### Task prompt
Output the full listing below exactly, without the pictures.

····················

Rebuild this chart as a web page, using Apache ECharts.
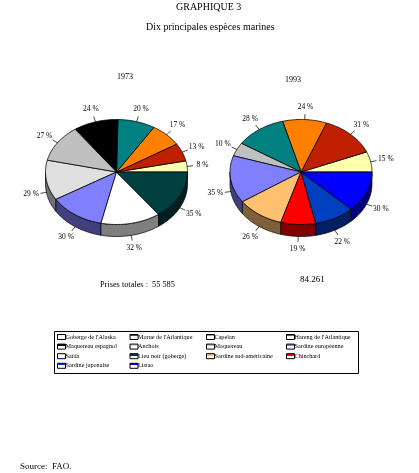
<!DOCTYPE html>
<html><head><meta charset="utf-8">
<style>html,body{margin:0;padding:0;background:#fff}#c{width:419px;height:473px}</style>
<script src="https://cdn.jsdelivr.net/npm/echarts@6/dist/echarts.min.js"></script>
</head><body><div id="c"></div>
<script>
const species = ["Goberge de l'Alaska","Morue de l'Atlantique","Capelan","Hareng de l'Atlantique","Maquereau espagnol","Anchois","Maquereau","Sardine européenne","Saïda","Lieu noir (goberge)","Sardine sud-américaine","Chinchard","Sardine japonaise","Listao"];
const colors = ["#FFFFB0","#C02000","#FF8000","#008080","#000000","#E0E0E0","#C0C0C0","#8080FF","#FFFFFF","#004040","#FFC070","#FF0000","#0040C0","#0000FF"];
const order1973 = ["Lieu noir (goberge)","Saïda","Sardine européenne","Anchois","Maquereau","Maquereau espagnol","Hareng de l'Atlantique","Capelan","Morue de l'Atlantique","Goberge de l'Alaska"];
const values1973 = [35,32,30,29,27,24,20,17,13,8];
const order1993 = ["Listao","Sardine japonaise","Chinchard","Sardine sud-américaine","Sardine européenne","Maquereau","Hareng de l'Atlantique","Capelan","Morue de l'Atlantique","Goberge de l'Alaska"];
const values1993 = [30,22,19,26,35,10,28,24,31,15];
const legendColumns = [[0,4,8,12],[1,5,9,13],[2,6,10],[3,7,11]];
const legendLefts = [57,129.5,206,286];

const pies = [{c:[116.5,172]},{c:[301,172]}];
const RX = 71, RY = 52.5, DEPTH = 12;
const serif = '"Liberation Serif","Times New Roman",serif';

function halve(hex){
  const n = parseInt(hex.slice(1),16);
  const f = v => Math.floor(v/2);
  return 'rgb(' + f(n>>16&255) + ',' + f(n>>8&255) + ',' + f(n&255) + ')';
}
function rows(name){
  const out = [];
  [[order1973,values1973],[order1993,values1993]].forEach(([ord,vals],p)=>{
    const i = ord.indexOf(name);
    if(i<0) return;
    const total = vals.reduce((a,b)=>a+b,0);
    const before = vals.slice(0,i).reduce((a,b)=>a+b,0);
    out.push([p,vals[i],before,total]);
  });
  return out;
}
function makeRender(color){
  return function(params,api){
    const p = api.value(0), v = api.value(1), before = api.value(2), total = api.value(3);
    const [cx,cy] = pies[p].c;
    const a0 = before/total*2*Math.PI, a1 = (before+v)/total*2*Math.PI, mid=(a0+a1)/2;
    const pt = (t,d)=>[cx+RX*Math.cos(t), cy+RY*Math.sin(t)+(d||0)];
    const children = [];
    const sA = Math.max(a0,0), sB = Math.min(a1,Math.PI);
    if(sB>sA){
      const pts=[];
      for(let k=0;k<=30;k++) pts.push(pt(sA+(sB-sA)*k/30,0));
      for(let k=30;k>=0;k--) pts.push(pt(sA+(sB-sA)*k/30,DEPTH));
      children.push({type:'polygon',shape:{points:pts},style:{fill:halve(color),stroke:'#000',lineWidth:0.7}});
    }
    const top=[[cx,cy]];
    for(let k=0;k<=40;k++) top.push(pt(a0+(a1-a0)*k/40,0));
    children.push({type:'polygon',shape:{points:top},style:{fill:color,stroke:'#000',lineWidth:0.8}});
    const sm=Math.sin(mid), cm=Math.cos(mid), d=sm>0?DEPTH:0;
    const rim=pt(mid,d);
    children.push({type:'line',shape:{x1:rim[0],y1:rim[1],x2:rim[0]+6*cm,y2:rim[1]+5.5*sm},style:{stroke:'#000',lineWidth:0.7}});
    children.push({type:'text',style:{x:rim[0]+15.5*cm,y:rim[1]+13*sm,text:v+' %',font:'7.5px '+serif,fill:'#000',align:'center',verticalAlign:'middle'}});
    return {type:'group',children};
  };
}
const series = species.map((name,i)=>({
  type:'custom',name,coordinateSystem:'none',silent:true,
  itemStyle:{color:colors[i]},
  data:rows(name),
  renderItem:makeRender(colors[i]),
  animation:false
}));
const swatch = c => ({type:'linear',x:0,y:0,x2:0,y2:1,colorStops:[{offset:0,color:c},{offset:0.4,color:c},{offset:0.4,color:'#fff'},{offset:1,color:'#fff'}]});
const legends = legendColumns.map((col,j)=>({
  orient:'vertical',left:legendLefts[j],top:334,padding:0,itemGap:3.6,itemWidth:8,itemHeight:5,icon:'rect',
  selectedMode:false,
  textStyle:{fontFamily:serif,fontSize:6.2,color:'#000',padding:[0,0,0,-5]},
  data:col.map(i=>({name:species[i],itemStyle:{color:swatch(colors[i]),borderColor:'#000',borderWidth:1}}))
}));
const txt=(text,left,top,size,weight)=>({text,left,top,padding:0,textStyle:{fontFamily:serif,fontSize:size,fontWeight:weight||'normal',color:'#000',lineHeight:size+1}});
const option={
  animation:false,backgroundColor:'#fff',
  title:[
    txt('GRAPHIQUE 3',176,2,10),
    txt('Dix principales espèces marines',146,22,10),
    txt('1973',117,72,8),
    txt('1993',285,75,8),
    txt('Prises totales :  55 585',100,280,8.3),
    txt('84.261',300,275,9),
    txt('Source:  FAO.',20,462,9)
  ],
  legend:legends,
  series,
  graphic:[{type:'rect',shape:{x:54.5,y:331.5,width:304,height:42},style:{fill:'none',stroke:'#000',lineWidth:1},z:10,silent:true}]
};
const chart=echarts.init(document.getElementById('c'),null,{renderer:'canvas'});
chart.setOption(option);
</script></body></html>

····················

### Exercise answer
Rebuild this chart as a web page, using Apache ECharts.
<!DOCTYPE html>
<html><head><meta charset="utf-8">
<style>html,body{margin:0;padding:0;background:#fff}#c{width:419px;height:473px}</style>
<script src="https://cdn.jsdelivr.net/npm/echarts@6/dist/echarts.min.js"></script>
</head><body><div id="c"></div>
<script>
const species = ["Goberge de l'Alaska","Morue de l'Atlantique","Capelan","Hareng de l'Atlantique","Maquereau espagnol","Anchois","Maquereau","Sardine européenne","Saïda","Lieu noir (goberge)","Sardine sud-américaine","Chinchard","Sardine japonaise","Listao"];
const colors = ["#FFFFB0","#C02000","#FF8000","#008080","#000000","#E0E0E0","#C0C0C0","#8080FF","#FFFFFF","#004040","#FFC070","#FF0000","#0040C0","#0000FF"];
const order1973 = ["Lieu noir (goberge)","Saïda","Sardine européenne","Anchois","Maquereau","Maquereau espagnol","Hareng de l'Atlantique","Capelan","Morue de l'Atlantique","Goberge de l'Alaska"];
const values1973 = [35,32,30,29,27,24,20,17,13,8];
const order1993 = ["Listao","Sardine japonaise","Chinchard","Sardine sud-américaine","Sardine européenne","Maquereau","Hareng de l'Atlantique","Capelan","Morue de l'Atlantique","Goberge de l'Alaska"];
const values1993 = [30,22,19,26,35,10,28,24,31,15];
const legendColumns = [[0,4,8,12],[1,5,9,13],[2,6,10],[3,7,11]];
const legendLefts = [57,129.5,206,286];

const pies = [{c:[116.5,172]},{c:[301,172]}];
const RX = 71, RY = 52.5, DEPTH = 12;
const serif = '"Liberation Serif","Times New Roman",serif';

function halve(hex){
  const n = parseInt(hex.slice(1),16);
  const f = v => Math.floor(v/2);
  return 'rgb(' + f(n>>16&255) + ',' + f(n>>8&255) + ',' + f(n&255) + ')';
}
function rows(name){
  const out = [];
  [[order1973,values1973],[order1993,values1993]].forEach(([ord,vals],p)=>{
    const i = ord.indexOf(name);
    if(i<0) return;
    const total = vals.reduce((a,b)=>a+b,0);
    const before = vals.slice(0,i).reduce((a,b)=>a+b,0);
    out.push([p,vals[i],before,total]);
  });
  return out;
}
function makeRender(color){
  return function(params,api){
    const p = api.value(0), v = api.value(1), before = api.value(2), total = api.value(3);
    const [cx,cy] = pies[p].c;
    const a0 = before/total*2*Math.PI, a1 = (before+v)/total*2*Math.PI, mid=(a0+a1)/2;
    const pt = (t,d)=>[cx+RX*Math.cos(t), cy+RY*Math.sin(t)+(d||0)];
    const children = [];
    const sA = Math.max(a0,0), sB = Math.min(a1,Math.PI);
    if(sB>sA){
      const pts=[];
      for(let k=0;k<=30;k++) pts.push(pt(sA+(sB-sA)*k/30,0));
      for(let k=30;k>=0;k--) pts.push(pt(sA+(sB-sA)*k/30,DEPTH));
      children.push({type:'polygon',shape:{points:pts},style:{fill:halve(color),stroke:'#000',lineWidth:0.7}});
    }
    const top=[[cx,cy]];
    for(let k=0;k<=40;k++) top.push(pt(a0+(a1-a0)*k/40,0));
    children.push({type:'polygon',shape:{points:top},style:{fill:color,stroke:'#000',lineWidth:0.8}});
    const sm=Math.sin(mid), cm=Math.cos(mid), d=sm>0?DEPTH:0;
    const rim=pt(mid,d);
    children.push({type:'line',shape:{x1:rim[0],y1:rim[1],x2:rim[0]+6*cm,y2:rim[1]+5.5*sm},style:{stroke:'#000',lineWidth:0.7}});
    children.push({type:'text',style:{x:rim[0]+15.5*cm,y:rim[1]+13*sm,text:v+' %',font:'7.5px '+serif,fill:'#000',align:'center',verticalAlign:'middle'}});
    return {type:'group',children};
  };
}
const series = species.map((name,i)=>({
  type:'custom',name,coordinateSystem:'none',silent:true,
  itemStyle:{color:colors[i]},
  data:rows(name),
  renderItem:makeRender(colors[i]),
  animation:false
}));
const swatch = c => ({type:'linear',x:0,y:0,x2:0,y2:1,colorStops:[{offset:0,color:c},{offset:0.4,color:c},{offset:0.4,color:'#fff'},{offset:1,color:'#fff'}]});
const legends = legendColumns.map((col,j)=>({
  orient:'vertical',left:legendLefts[j],top:334,padding:0,itemGap:3.6,itemWidth:8,itemHeight:5,icon:'rect',
  selectedMode:false,
  textStyle:{fontFamily:serif,fontSize:6.2,color:'#000',padding:[0,0,0,-5]},
  data:col.map(i=>({name:species[i],itemStyle:{color:swatch(colors[i]),borderColor:'#000',borderWidth:1}}))
}));
const txt=(text,left,top,size,weight)=>({text,left,top,padding:0,textStyle:{fontFamily:serif,fontSize:size,fontWeight:weight||'normal',color:'#000',lineHeight:size+1}});
const option={
  animation:false,backgroundColor:'#fff',
  title:[
    txt('GRAPHIQUE 3',176,2,10),
    txt('Dix principales espèces marines',146,22,10),
    txt('1973',117,72,8),
    txt('1993',285,75,8),
    txt('Prises totales :  55 585',100,280,8.3),
    txt('84.261',300,275,9),
    txt('Source:  FAO.',20,462,9)
  ],
  legend:legends,
  series,
  graphic:[{type:'rect',shape:{x:54.5,y:331.5,width:304,height:42},style:{fill:'none',stroke:'#000',lineWidth:1},z:10,silent:true}]
};
const chart=echarts.init(document.getElementById('c'),null,{renderer:'canvas'});
chart.setOption(option);
</script></body></html>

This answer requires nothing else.